Liz, our shearer showed up at 8:30 this morning with her mom Barb. In the back of her truck were our two new sheep. Liz told us their story.
Towards the end of their mother’s pregnancy, she laid down and wouldn’t get up again. Liz called her vet who told her she had two choices. She could shoot the ewe or do a cesarean. Liz said she couldn’t shoot a pregnant sheep so she watched as the Vet pulled one boy lamb after another out of the small incision. There were triplets. Liz, her mother and aunt bottle fed all three. One of them died and the three women became attached to the sheep.
But this year, because of some unexpected pregnancies, Liz found herself with 36 sheep. Usually, she sends her male lambs to slaughter, but she couldn’t bring herself to send the twins away. That’s when she thought to asked me if I wanted them.

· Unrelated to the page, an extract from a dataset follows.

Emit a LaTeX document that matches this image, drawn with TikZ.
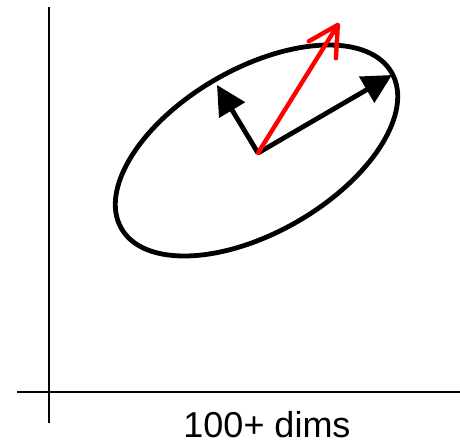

Because they were bottle-fed, the twins are very friendly toward people. They came right up to me once the jumped out of the truck.
My sheep were all in the pole barn waiting to be shorn and the twins went right to the gate, seeming to want to be around the other sheep. Halfway through the shearing, they started to wander around and at one point they noticed the donkeys.
They did some sniffing, and followed each other around a bit then seemed to lose interest in each other.
We’re naming the sheep Asher and Issachar after the twin refugee boy from Afganastan that Jon and I got to know over the summer, who go to Bishop Maginn School. Like the boys, the sheep are gentle and kind.